● Problem to work on: Check every line of the entries for "with", and copy the lines that hold it.

Information supplied start

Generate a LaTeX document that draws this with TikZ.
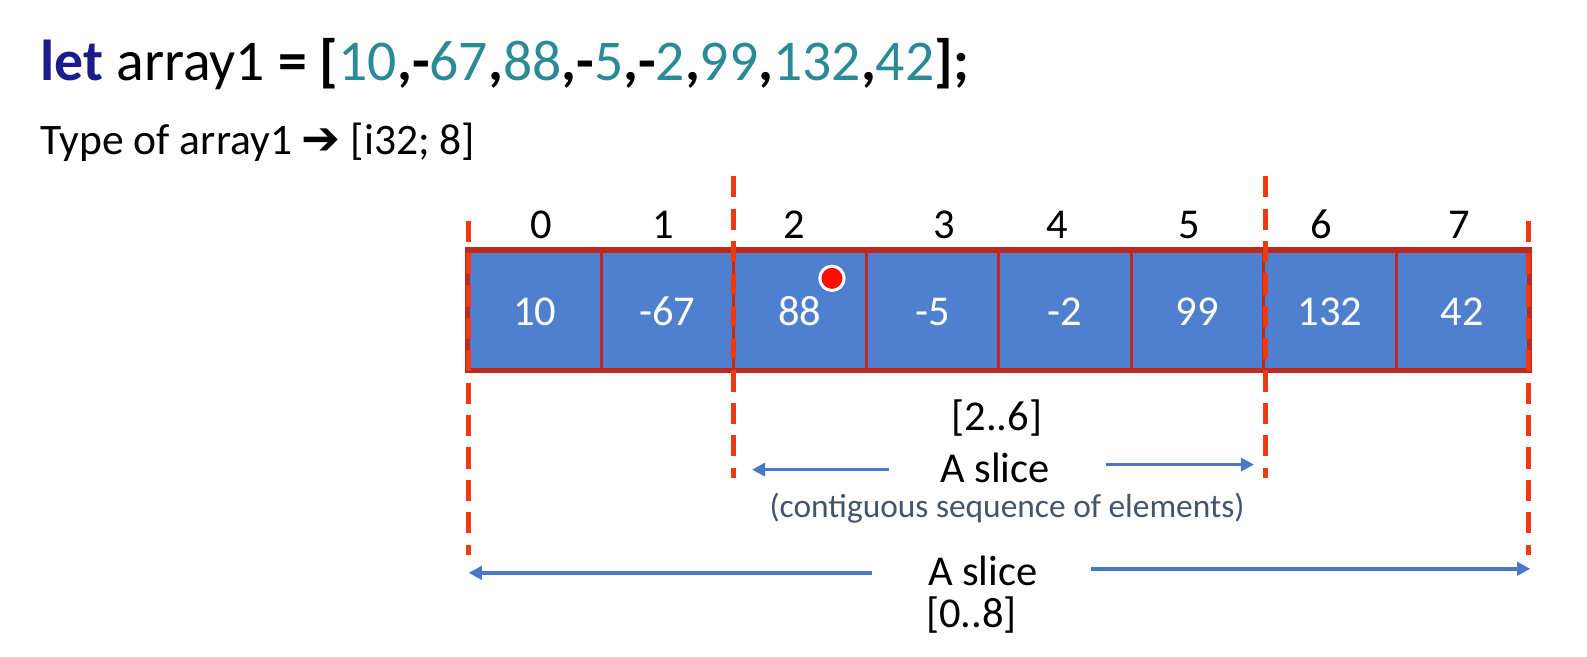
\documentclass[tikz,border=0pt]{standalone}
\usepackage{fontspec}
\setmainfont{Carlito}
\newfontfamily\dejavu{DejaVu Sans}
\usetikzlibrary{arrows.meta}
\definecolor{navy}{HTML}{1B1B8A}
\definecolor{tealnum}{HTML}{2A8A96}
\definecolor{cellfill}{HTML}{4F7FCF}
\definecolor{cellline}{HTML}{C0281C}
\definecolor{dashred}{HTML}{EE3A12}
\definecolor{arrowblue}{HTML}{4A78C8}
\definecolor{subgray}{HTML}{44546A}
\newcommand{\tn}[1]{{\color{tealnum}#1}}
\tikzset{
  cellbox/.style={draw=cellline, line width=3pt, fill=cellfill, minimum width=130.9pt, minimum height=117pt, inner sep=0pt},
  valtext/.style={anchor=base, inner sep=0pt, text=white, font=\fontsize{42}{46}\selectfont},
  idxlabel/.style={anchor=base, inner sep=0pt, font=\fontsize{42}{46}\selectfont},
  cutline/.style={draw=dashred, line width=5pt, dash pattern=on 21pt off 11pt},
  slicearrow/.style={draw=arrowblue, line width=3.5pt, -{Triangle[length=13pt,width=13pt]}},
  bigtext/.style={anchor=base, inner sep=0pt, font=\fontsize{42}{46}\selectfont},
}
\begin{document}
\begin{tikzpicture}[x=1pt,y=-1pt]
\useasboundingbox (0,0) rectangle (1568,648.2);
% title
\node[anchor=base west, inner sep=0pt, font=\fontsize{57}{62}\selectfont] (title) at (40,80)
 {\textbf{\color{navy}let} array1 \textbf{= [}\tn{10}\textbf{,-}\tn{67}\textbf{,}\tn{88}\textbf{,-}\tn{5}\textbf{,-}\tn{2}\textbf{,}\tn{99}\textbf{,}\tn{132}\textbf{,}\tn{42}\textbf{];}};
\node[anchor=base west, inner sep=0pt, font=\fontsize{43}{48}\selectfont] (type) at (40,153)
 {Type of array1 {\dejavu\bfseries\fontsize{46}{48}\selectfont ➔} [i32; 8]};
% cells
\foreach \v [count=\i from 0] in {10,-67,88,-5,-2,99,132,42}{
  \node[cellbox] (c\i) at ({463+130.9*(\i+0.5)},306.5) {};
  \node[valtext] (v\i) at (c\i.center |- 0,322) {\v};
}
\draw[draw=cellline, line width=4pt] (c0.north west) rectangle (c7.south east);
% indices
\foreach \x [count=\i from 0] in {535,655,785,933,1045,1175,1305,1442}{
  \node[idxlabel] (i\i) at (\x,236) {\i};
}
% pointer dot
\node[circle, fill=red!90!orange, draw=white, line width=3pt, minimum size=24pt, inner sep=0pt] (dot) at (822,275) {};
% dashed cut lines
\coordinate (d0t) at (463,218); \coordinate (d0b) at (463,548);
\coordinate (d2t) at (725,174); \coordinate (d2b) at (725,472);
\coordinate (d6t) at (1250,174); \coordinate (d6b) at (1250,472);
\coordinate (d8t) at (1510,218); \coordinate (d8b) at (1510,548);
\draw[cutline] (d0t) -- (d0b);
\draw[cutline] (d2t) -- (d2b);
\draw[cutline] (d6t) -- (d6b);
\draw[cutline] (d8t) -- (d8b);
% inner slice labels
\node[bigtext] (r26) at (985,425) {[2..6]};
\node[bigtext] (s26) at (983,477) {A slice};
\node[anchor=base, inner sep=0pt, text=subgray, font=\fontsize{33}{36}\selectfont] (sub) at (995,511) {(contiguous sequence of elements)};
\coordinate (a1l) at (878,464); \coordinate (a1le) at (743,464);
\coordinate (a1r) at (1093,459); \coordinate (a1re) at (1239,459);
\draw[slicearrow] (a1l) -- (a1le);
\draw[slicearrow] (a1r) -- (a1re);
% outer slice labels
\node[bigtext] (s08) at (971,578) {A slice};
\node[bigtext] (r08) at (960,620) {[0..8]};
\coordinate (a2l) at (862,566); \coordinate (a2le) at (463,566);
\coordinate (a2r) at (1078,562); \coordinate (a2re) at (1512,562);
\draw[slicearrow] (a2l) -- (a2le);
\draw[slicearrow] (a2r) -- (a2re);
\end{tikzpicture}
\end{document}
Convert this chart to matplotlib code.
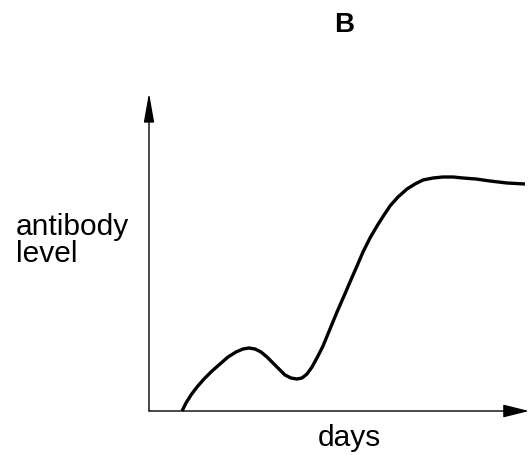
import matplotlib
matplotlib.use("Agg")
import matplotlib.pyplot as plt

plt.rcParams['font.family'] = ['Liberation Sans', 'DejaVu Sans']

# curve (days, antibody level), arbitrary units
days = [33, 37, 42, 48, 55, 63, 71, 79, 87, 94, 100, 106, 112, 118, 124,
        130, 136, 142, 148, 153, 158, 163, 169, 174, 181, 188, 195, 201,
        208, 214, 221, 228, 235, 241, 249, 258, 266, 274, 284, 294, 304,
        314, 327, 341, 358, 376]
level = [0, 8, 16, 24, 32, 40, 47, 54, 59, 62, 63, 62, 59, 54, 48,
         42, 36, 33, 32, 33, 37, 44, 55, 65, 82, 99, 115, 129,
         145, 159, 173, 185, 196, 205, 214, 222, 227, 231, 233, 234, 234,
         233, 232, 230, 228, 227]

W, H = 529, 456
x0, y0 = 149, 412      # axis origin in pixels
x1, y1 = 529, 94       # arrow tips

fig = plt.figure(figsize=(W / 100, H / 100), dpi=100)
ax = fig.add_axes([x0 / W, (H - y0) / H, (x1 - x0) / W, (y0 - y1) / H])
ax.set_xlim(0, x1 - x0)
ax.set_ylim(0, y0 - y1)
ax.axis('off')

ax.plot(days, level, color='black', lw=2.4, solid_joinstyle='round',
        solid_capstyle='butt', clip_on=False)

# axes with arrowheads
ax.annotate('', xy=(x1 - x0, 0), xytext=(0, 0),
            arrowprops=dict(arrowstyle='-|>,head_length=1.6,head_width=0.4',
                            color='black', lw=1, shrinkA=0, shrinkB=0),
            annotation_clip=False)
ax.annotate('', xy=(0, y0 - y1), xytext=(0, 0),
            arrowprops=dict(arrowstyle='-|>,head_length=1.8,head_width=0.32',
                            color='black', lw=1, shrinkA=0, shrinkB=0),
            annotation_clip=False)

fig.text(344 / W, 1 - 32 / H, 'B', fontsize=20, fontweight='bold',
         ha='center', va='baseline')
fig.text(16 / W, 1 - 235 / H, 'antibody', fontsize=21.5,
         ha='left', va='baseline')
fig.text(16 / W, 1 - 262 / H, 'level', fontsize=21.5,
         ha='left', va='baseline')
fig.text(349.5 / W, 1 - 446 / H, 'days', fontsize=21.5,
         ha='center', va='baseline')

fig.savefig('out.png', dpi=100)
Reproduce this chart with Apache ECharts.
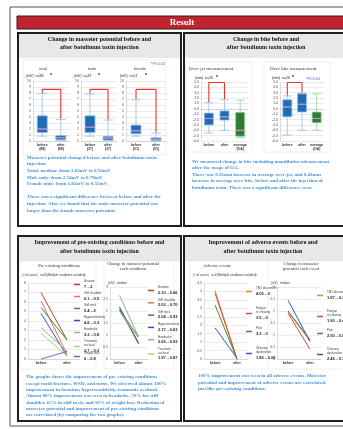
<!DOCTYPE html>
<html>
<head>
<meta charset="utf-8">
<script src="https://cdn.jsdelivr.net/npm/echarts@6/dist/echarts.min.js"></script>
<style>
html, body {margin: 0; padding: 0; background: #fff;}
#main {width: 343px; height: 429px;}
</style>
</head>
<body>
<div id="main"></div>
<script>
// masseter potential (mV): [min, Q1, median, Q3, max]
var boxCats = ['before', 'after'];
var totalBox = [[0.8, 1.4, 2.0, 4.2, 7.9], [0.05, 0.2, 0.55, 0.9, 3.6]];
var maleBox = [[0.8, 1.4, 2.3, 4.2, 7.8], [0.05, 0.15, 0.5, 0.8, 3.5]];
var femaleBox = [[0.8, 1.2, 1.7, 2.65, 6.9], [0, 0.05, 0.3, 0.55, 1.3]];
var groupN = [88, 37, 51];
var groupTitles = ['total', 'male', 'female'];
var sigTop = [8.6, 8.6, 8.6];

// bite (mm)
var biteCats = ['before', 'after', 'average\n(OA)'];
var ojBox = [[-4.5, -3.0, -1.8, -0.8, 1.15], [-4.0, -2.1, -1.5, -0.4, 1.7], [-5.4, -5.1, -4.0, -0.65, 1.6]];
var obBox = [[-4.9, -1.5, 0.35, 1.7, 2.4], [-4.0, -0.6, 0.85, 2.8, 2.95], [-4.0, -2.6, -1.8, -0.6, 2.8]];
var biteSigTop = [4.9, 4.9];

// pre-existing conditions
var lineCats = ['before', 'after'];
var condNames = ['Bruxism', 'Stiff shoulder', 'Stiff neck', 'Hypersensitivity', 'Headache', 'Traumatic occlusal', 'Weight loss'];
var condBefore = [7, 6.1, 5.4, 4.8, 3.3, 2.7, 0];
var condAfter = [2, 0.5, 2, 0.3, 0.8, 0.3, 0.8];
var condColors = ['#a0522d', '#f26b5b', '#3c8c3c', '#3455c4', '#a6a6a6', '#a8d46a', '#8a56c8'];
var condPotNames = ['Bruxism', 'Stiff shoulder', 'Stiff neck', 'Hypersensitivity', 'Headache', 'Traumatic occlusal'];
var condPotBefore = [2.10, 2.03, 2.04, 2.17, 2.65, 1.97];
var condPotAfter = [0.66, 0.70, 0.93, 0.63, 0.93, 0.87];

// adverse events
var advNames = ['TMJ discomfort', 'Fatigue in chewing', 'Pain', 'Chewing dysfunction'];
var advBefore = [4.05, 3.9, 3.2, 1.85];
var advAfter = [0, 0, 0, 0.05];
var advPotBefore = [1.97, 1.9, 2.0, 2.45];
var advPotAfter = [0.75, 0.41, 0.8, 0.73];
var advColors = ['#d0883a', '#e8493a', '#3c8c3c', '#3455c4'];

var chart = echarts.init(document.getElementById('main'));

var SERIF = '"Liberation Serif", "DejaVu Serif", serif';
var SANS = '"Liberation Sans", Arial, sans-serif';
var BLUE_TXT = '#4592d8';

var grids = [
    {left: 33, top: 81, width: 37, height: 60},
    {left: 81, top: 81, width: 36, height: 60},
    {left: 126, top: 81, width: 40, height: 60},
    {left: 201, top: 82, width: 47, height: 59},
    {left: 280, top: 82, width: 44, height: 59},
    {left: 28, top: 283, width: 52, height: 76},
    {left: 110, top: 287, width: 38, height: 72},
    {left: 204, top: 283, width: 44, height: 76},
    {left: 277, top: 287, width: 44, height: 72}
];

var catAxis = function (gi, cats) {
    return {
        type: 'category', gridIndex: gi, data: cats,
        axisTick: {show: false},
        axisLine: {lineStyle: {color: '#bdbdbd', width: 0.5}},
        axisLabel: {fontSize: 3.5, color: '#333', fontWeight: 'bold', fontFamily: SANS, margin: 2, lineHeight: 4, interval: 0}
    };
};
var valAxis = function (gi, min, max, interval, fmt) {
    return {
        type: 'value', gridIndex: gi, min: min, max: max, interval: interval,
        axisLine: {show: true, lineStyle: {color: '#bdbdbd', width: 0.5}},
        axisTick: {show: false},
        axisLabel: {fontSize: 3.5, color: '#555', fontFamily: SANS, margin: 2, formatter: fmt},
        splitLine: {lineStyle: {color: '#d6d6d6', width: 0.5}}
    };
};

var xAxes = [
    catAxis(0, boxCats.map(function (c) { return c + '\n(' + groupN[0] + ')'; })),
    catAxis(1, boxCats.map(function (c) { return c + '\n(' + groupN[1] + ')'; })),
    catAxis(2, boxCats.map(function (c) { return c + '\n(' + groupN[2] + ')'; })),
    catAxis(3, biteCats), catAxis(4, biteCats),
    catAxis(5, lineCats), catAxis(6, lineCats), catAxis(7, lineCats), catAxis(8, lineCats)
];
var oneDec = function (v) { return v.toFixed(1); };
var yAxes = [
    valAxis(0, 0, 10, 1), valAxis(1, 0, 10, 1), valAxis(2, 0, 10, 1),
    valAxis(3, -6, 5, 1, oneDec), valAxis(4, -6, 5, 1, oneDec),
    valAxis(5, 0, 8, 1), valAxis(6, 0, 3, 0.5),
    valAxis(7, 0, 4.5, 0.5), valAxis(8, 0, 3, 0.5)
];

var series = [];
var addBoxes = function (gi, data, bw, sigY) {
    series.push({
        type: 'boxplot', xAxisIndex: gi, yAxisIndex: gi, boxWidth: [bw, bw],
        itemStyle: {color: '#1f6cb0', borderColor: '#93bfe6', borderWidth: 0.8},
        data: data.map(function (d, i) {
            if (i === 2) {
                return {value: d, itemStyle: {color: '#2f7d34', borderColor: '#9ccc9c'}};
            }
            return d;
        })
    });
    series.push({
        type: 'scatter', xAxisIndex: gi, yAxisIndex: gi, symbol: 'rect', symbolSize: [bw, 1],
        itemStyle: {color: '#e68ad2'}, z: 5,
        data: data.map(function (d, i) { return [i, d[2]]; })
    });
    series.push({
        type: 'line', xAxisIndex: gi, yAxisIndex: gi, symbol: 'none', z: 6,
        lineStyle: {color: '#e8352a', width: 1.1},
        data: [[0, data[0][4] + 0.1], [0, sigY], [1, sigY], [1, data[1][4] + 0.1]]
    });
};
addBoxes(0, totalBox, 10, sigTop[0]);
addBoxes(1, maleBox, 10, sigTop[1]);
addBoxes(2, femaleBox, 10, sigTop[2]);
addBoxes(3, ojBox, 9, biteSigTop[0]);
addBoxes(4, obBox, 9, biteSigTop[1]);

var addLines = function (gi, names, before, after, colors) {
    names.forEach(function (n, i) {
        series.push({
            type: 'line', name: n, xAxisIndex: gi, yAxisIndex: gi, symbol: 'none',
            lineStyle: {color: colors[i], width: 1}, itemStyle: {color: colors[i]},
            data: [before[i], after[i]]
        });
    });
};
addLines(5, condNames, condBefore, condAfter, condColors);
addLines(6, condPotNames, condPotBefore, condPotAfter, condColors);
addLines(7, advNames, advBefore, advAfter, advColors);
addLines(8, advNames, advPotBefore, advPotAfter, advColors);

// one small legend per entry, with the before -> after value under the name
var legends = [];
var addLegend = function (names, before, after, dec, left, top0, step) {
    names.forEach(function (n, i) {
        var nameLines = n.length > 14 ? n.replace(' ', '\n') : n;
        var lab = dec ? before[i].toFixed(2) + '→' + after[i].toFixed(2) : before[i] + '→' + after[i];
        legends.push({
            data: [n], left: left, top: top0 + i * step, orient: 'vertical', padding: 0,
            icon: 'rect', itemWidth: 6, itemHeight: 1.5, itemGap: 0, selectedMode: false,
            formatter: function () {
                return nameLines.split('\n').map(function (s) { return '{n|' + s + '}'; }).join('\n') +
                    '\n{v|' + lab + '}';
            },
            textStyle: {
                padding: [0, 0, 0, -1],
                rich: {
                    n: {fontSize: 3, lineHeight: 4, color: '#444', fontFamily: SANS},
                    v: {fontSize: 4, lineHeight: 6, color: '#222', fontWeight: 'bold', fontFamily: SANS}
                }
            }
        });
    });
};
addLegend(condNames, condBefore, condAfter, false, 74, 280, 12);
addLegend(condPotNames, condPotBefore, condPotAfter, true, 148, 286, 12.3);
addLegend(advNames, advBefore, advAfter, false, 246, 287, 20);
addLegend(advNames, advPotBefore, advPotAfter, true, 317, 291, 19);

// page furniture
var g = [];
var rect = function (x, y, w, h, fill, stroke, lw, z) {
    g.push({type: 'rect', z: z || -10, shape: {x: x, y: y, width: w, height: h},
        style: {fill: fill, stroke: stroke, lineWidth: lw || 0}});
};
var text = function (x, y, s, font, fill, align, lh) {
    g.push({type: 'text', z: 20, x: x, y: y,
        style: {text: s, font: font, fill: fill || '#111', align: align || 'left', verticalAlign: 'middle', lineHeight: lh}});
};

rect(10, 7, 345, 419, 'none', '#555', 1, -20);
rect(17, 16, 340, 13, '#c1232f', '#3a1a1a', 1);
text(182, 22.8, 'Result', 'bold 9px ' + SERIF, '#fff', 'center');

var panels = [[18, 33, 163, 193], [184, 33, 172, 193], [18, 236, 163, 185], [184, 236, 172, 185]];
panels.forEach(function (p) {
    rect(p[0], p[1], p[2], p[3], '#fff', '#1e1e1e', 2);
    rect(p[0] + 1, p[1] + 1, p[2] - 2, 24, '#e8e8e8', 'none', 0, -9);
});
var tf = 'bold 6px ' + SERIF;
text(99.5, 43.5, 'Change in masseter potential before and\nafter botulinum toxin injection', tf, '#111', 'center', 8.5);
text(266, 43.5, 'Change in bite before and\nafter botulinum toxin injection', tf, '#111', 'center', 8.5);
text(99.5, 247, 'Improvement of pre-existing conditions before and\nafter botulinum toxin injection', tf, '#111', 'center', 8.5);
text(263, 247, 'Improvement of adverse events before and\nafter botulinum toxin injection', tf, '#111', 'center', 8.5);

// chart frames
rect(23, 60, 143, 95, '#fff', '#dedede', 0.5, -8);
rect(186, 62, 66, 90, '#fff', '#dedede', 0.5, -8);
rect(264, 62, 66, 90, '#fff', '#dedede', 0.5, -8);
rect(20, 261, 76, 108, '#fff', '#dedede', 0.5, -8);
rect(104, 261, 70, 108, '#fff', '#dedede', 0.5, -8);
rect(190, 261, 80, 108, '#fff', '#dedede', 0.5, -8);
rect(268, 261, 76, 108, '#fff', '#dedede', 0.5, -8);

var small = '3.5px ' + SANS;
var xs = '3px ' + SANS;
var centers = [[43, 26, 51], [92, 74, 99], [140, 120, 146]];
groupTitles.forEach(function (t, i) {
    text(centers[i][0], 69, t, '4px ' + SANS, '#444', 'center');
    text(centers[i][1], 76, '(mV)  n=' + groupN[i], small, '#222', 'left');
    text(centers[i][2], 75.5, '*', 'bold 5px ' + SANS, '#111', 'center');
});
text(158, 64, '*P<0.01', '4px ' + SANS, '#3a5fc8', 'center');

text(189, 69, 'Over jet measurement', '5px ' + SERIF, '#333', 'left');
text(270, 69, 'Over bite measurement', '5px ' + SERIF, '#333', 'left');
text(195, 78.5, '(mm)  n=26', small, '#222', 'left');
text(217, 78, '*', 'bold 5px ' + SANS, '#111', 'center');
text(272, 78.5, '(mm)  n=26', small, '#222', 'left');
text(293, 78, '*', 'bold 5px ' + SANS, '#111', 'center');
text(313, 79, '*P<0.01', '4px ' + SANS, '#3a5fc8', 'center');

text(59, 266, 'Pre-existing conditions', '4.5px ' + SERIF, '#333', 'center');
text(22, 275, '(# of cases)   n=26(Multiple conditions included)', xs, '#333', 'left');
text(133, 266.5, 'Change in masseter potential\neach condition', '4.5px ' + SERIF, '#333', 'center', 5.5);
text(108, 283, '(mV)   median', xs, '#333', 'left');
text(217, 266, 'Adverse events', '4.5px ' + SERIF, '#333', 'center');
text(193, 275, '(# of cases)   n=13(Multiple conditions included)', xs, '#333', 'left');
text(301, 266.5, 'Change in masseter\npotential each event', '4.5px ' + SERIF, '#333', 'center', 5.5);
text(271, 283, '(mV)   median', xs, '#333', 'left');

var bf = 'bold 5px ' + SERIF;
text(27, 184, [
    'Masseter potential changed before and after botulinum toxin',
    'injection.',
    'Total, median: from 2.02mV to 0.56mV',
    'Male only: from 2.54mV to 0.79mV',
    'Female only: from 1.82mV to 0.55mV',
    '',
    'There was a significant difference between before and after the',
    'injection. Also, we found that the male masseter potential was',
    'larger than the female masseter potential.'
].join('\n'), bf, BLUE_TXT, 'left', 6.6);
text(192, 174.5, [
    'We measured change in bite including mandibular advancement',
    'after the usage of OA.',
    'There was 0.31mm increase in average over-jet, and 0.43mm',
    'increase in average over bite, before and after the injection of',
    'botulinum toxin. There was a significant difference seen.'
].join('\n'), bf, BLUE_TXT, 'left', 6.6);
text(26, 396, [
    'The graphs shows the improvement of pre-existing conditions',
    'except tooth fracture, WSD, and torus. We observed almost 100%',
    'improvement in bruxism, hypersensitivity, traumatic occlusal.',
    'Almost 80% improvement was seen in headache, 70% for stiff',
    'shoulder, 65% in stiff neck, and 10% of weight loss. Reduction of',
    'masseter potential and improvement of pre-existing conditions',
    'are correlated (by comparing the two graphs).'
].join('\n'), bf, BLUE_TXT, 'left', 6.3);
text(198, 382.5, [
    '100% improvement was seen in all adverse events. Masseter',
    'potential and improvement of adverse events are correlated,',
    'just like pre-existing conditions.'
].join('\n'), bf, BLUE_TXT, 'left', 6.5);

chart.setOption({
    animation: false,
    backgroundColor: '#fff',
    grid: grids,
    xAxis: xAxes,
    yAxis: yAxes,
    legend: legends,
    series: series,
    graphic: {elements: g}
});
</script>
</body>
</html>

Information supplied end

● Completed exercise:
Generate a LaTeX document that draws this with TikZ.
# axes with arrowheads
Reproduce this chart with Apache ECharts.
// one small legend per entry, with the before -> after value under the name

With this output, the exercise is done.